Speeding up development
Real-time anomaly detection on data in motion
LOGICAL BUILDING BLOCKS
Situational awareness with autonomic actions
Data is ideally pushed from sources into Apache Kafka mesage bus in configured periods, from 1 to 5 minutes usually. The push approach removes neccessity to be aware of all deployed/running resources in order to collect from them, rather those components of resources which are running will simply produce their log/event/metric data. However, such practice is not engaged always (and we appreciate pull based retrieval as well) so an adapting mechanism had to be involved. Solution usually lies in usage of already existing components, such as fluentd, rsyslogd+omkafka, Logstash, Telegraf, NiFi, but also can be based on custom written adapter apps. We leverage both.

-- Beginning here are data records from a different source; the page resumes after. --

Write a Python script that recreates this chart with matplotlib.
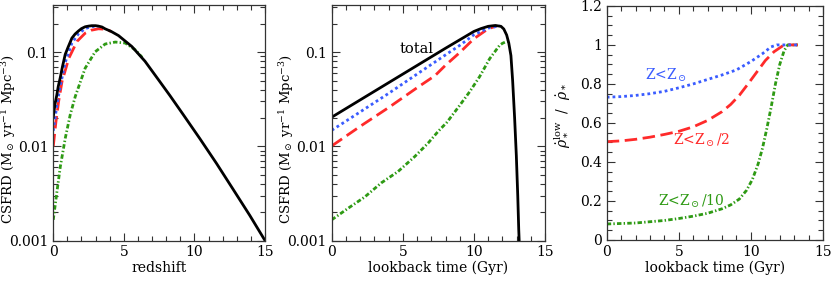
import numpy as np
import matplotlib
matplotlib.use("Agg")
import matplotlib.pyplot as plt
from matplotlib.ticker import MultipleLocator, LogLocator, NullFormatter, FixedLocator, FixedFormatter

plt.rcParams['font.family'] = ['DejaVu Serif']
plt.rcParams['mathtext.fontset'] = 'dejavuserif'
plt.rcParams['font.size'] = 10

# colours
c_blue = '#3a5cff'
c_red = '#ff2a2a'
c_green = '#2e9a14'

# ---- panel 1: CSFRD vs redshift ----
z_tot = [0, 0.12, 0.25, 0.35, 0.5, 0.65, 0.85, 1.05, 1.32, 1.55, 1.79, 2.0, 2.26, 2.5, 2.73, 3.0, 3.2, 3.45, 3.67, 4.1, 4.62,
         5.56, 6.5, 7.45, 8.27, 9.2, 10.38, 11.56, 12.74, 13.92, 15.0]
sfr_tot_z = [0.0204, 0.028, 0.035, 0.043, 0.054, 0.07, 0.095, 0.113, 0.141, 0.156, 0.168, 0.178, 0.186, 0.189, 0.191, 0.191, 0.189, 0.185, 0.177, 0.166, 0.150,
             0.115, 0.080, 0.051, 0.0345, 0.0218, 0.0121, 0.0066, 0.0035, 0.00185, 0.001]
z_blue = [0, 0.25, 0.5, 0.85, 1.32, 1.79, 2.26, 2.73, 3.2]
sfr_blue_z = [0.0146, 0.027, 0.044, 0.078, 0.125, 0.157, 0.178, 0.187, 0.188]
z_red = [0, 0.19, 0.38, 0.62, 1.1, 1.68, 2.26, 2.7, 3.2, 3.7, 4.1]
sfr_red_z = [0.010, 0.0183, 0.030, 0.0488, 0.086, 0.13, 0.159, 0.171, 0.177, 0.175, 0.166]
z_green = [0, 0.26, 0.5, 0.85, 1.2, 1.56, 2.26, 2.97, 3.68, 4.39, 5.1, 5.8, 6.3]
sfr_green_z = [0.00166, 0.0033, 0.0061, 0.0122, 0.0216, 0.0339, 0.0676, 0.101, 0.122, 0.128, 0.125, 0.106, 0.088]

# ---- panel 2: CSFRD vs lookback time ----
t_tot = [0, 2, 4, 6, 8, 10, 10.5, 11.0, 11.5, 11.9, 12.1, 12.3, 12.45, 12.6, 12.72, 12.86, 12.98, 13.08, 13.15, 13.18]
sfr_tot_t = [0.0204, 0.0311, 0.0474, 0.0722, 0.110, 0.166, 0.178, 0.188, 0.192, 0.188, 0.176, 0.152, 0.125, 0.092, 0.05, 0.02, 0.008, 0.003, 0.0013, 0.001]
t_blue = [0, 2, 4, 6, 8, 9, 10, 11, 11.8]
sfr_blue_t = [0.0148, 0.0232, 0.0365, 0.0585, 0.0935, 0.118, 0.153, 0.18, 0.19]
t_red = [0, 2, 4, 6, 7.26, 8, 9, 10, 11, 11.6]
sfr_red_t = [0.0101, 0.0163, 0.0258, 0.0419, 0.0563, 0.0726, 0.099, 0.139, 0.177, 0.19]
t_green = [0, 1.15, 2.32, 3.49, 4.66, 5.84, 6.77, 7.48, 8.1, 8.9, 9.7, 10.4, 11.1, 11.8, 12.0, 12.2, 12.4]
sfr_green_t = [0.00166, 0.0022, 0.0029, 0.0041, 0.0054, 0.0078, 0.0108, 0.0144, 0.018, 0.026, 0.038, 0.055, 0.085, 0.118, 0.124, 0.128, 0.13]

# ---- panel 3: low-metallicity fraction vs lookback time ----
tf_blue = [0, 1, 2, 3, 4, 5, 6, 7, 8, 9, 10, 10.8, 11.4, 11.8, 13.25]
frac_blue = [0.732, 0.735, 0.741, 0.750, 0.762, 0.78, 0.80, 0.823, 0.846, 0.872, 0.915, 0.955, 0.99, 1.0, 1.0]
tf_red = [0, 1, 2, 3, 4, 5, 6, 7, 8, 8.6, 9.2, 9.8, 10.4, 11.0, 11.6, 12.3, 13.25]
frac_red = [0.504, 0.508, 0.516, 0.527, 0.541, 0.557, 0.58, 0.613, 0.658, 0.695, 0.742, 0.80, 0.86, 0.92, 0.965, 1.0, 1.0]
tf_green = [0, 2, 4, 5, 6, 7, 8, 8.6, 9.2, 9.7, 10.1, 10.5, 10.8, 11.1, 11.4, 11.7, 12.0, 12.3, 12.55, 13.25]
frac_green = [0.082, 0.087, 0.1, 0.11, 0.122, 0.137, 0.16, 0.18, 0.21, 0.255, 0.31, 0.39, 0.47, 0.57, 0.68, 0.8, 0.9, 0.97, 1.0, 1.0]

lw = 2.0
ls_blue = (0, (1, 1.1))
ls_red = (0, (4.5, 2))
ls_green = (0, (1.6, 0.8, 0.5, 0.8))

fig = plt.figure(figsize=(8.31, 2.81), dpi=100)
ax1 = fig.add_axes([0.0641, 0.144, 0.2548, 0.838])
ax2 = fig.add_axes([0.3992, 0.144, 0.2567, 0.838])
ax3 = fig.add_axes([0.7301, 0.146, 0.2603, 0.833])


def style_log(ax, xlab):
    ax.set_yscale('log')
    ax.set_ylim(0.001, 10 ** -0.5)
    ax.set_xlim(0, 15)
    ax.yaxis.set_major_locator(FixedLocator([0.001, 0.01, 0.1]))
    ax.yaxis.set_major_formatter(FixedFormatter(['0.001', '0.01', '0.1']))
    ax.yaxis.set_minor_locator(LogLocator(base=10, subs=np.arange(2, 10)))
    ax.yaxis.set_minor_formatter(NullFormatter())
    ax.xaxis.set_major_locator(MultipleLocator(5))
    ax.xaxis.set_minor_locator(MultipleLocator(1))
    ax.set_ylabel(r'CSFRD (M$_\odot$ yr$^{-1}$ Mpc$^{-3}$)', fontsize=9.5)
    ax.yaxis.set_label_coords(xlab, 0.43)


for ax in (ax1, ax2, ax3):
    ax.tick_params(which='both', direction='in', top=True, right=True, width=0.8, colors='#333333',
                   labelcolor='black', labelsize=10)
    ax.tick_params(which='major', length=6, pad=3.5)
    ax.tick_params(which='minor', length=3.5)
    for s in ax.spines.values():
        s.set_linewidth(0.9)
        s.set_color('#333333')

style_log(ax1, -0.168)
ax1.plot(z_green, sfr_green_z, color=c_green, lw=lw, ls=ls_green)
ax1.plot(z_red, sfr_red_z, color=c_red, lw=lw, ls=ls_red)
ax1.plot(z_blue, sfr_blue_z, color=c_blue, lw=lw, ls=ls_blue)
ax1.plot(z_tot, sfr_tot_z, color='black', lw=lw)
ax1.set_xlabel('redshift', labelpad=1)

style_log(ax2, -0.167)
ax2.plot(t_green, sfr_green_t, color=c_green, lw=lw, ls=ls_green)
ax2.plot(t_red, sfr_red_t, color=c_red, lw=lw, ls=ls_red)
ax2.plot(t_blue, sfr_blue_t, color=c_blue, lw=lw, ls=ls_blue)
ax2.plot(t_tot, sfr_tot_t, color='black', lw=lw)
ax2.text(5.93, 0.108, 'total', ha='center', va='center', fontsize=10.5)
ax2.set_xlabel('lookback time (Gyr)', labelpad=1)

ax3.set_xlim(0, 15)
ax3.set_ylim(0, 1.2)
ax3.xaxis.set_major_locator(MultipleLocator(5))
ax3.xaxis.set_minor_locator(MultipleLocator(1))
ax3.yaxis.set_major_locator(FixedLocator([0, 0.2, 0.4, 0.6, 0.8, 1.0, 1.2]))
ax3.yaxis.set_major_formatter(FixedFormatter(['0', '0.2', '0.4', '0.6', '0.8', '1', '1.2']))
ax3.yaxis.set_minor_locator(MultipleLocator(0.05))
ax3.plot(tf_green, frac_green, color=c_green, lw=lw, ls=ls_green)
ax3.plot(tf_red, frac_red, color=c_red, lw=lw, ls=ls_red)
ax3.plot(tf_blue, frac_blue, color=c_blue, lw=lw, ls=ls_blue)
ax3.text(4.14, 0.846, r'Z<Z$_\odot$', color=c_blue, ha='center', va='center', fontsize=10)
ax3.text(6.55, 0.513, r'Z<Z$_\odot$/2', color=c_red, ha='center', va='center', fontsize=10)
ax3.text(5.9, 0.196, r'Z<Z$_\odot$/10', color=c_green, ha='center', va='center', fontsize=10)
ax3.set_xlabel('lookback time (Gyr)', labelpad=1)
ax3.set_ylabel(r'$\dot{\rho}_*^{\rm low}$  /  $\dot{\rho}_*$', fontsize=10)
ax3.yaxis.set_label_coords(-0.16, 0.534)

fig.savefig('out.png', dpi=100)
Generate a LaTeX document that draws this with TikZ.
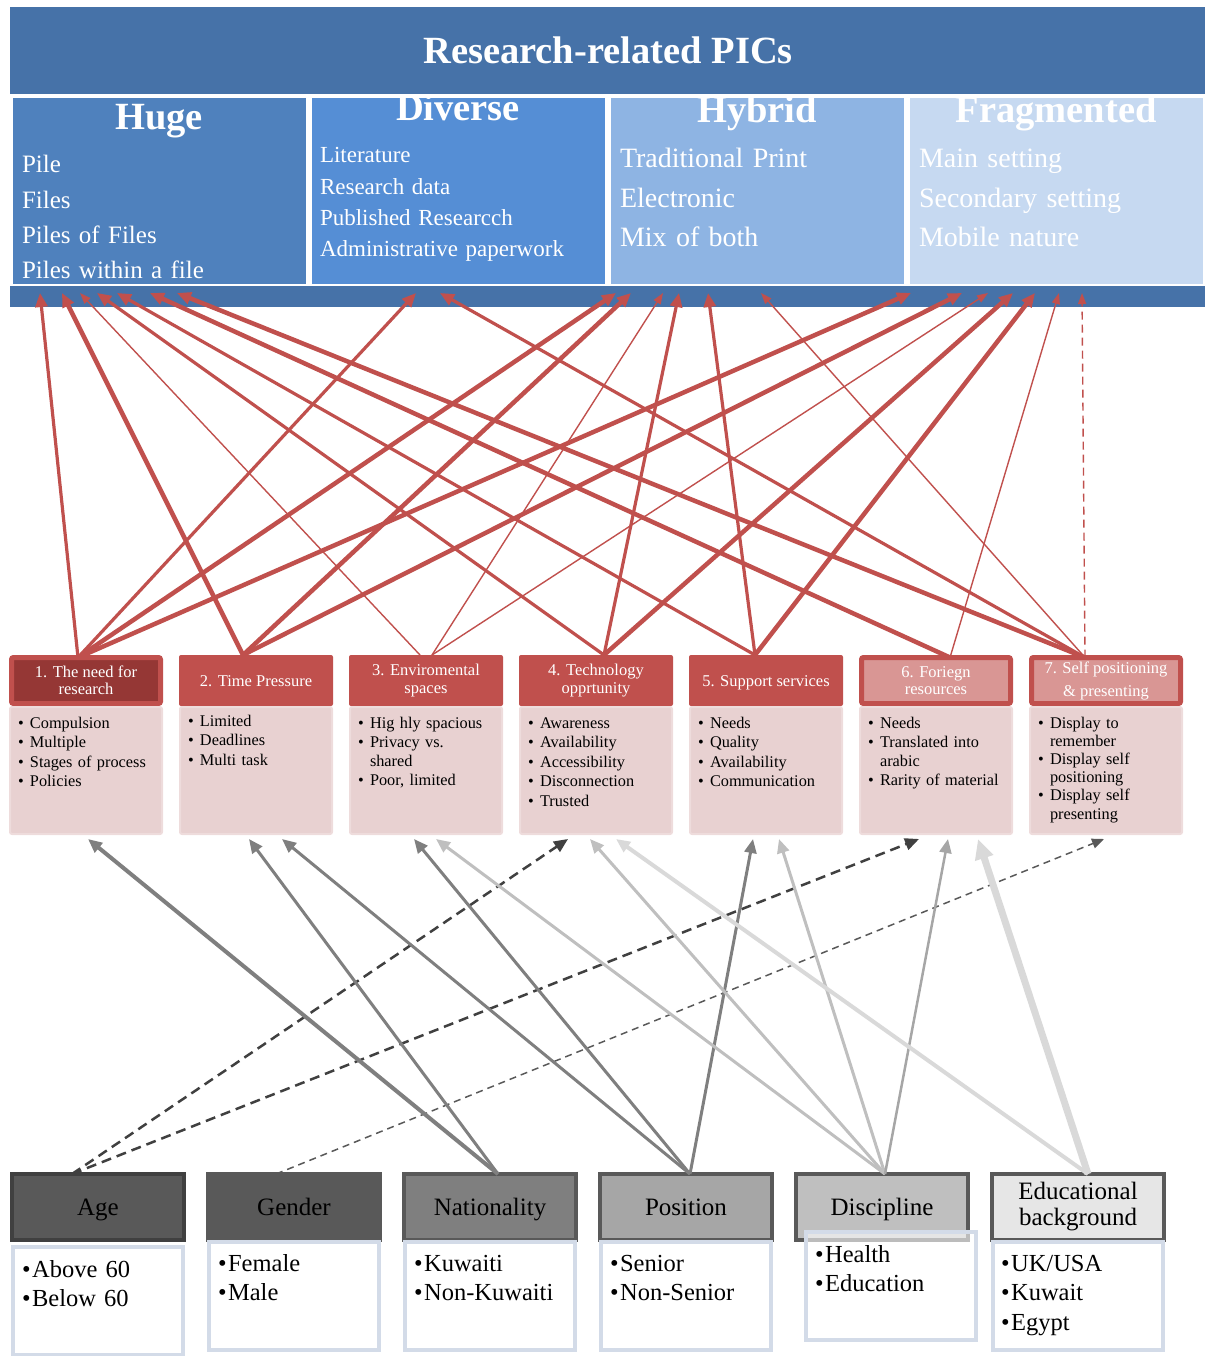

The main component of the sytem is set of statistic and deep learning models for anomaly detection from either metric data or semi-structured log/event/alarm data. Models operate on data provided via Apache Kafka message bus, while preprocessing mechanisms make sure to split and aggregate data prior to input into inference mechanism. Our DL models are either derived from state-of-the art models published in scientific papers, or completely our own approach. The result of every model is a json document describing the anomaly, providing the name of the class(es) which anomaly belongs to, etc.
In order to reduce amount of event-based information to the operating stuff, but as well to enable automatic reactions to detected scenarios, we introduced the concept of observations. The observation is a situation which takes place over the time. It can be of informational level, where no action is needed, or alerting level where the either manual or automated reaction is needed, such as reboot, redirect traffic, change DNS etnries, change the configuration, etc.
The events and alarms arising from the observed systems, i.e. via SNMP, various events and anomalies derived from metric data, anomalies derived from log data (both as sequence recognition and as a metric-derived-from-logs anomalies) are continously clustered into groups using several techniques in parallel. Examples of clustering techniques include simple keyword-based clustering, such as group all events/anomalies coming from the same host. Advanced approach is to use topology information to know which hosts and components are connected adn to group events based on that information. The most challenging way of consolidating events and anomalies is semantical approach, where we try to group together those ones with the same meaning, i.e. “connection lost” and “link down”.
To make things more exciting, an additional data input – network traffic packets is adding significantly more information, and significantly more complexity.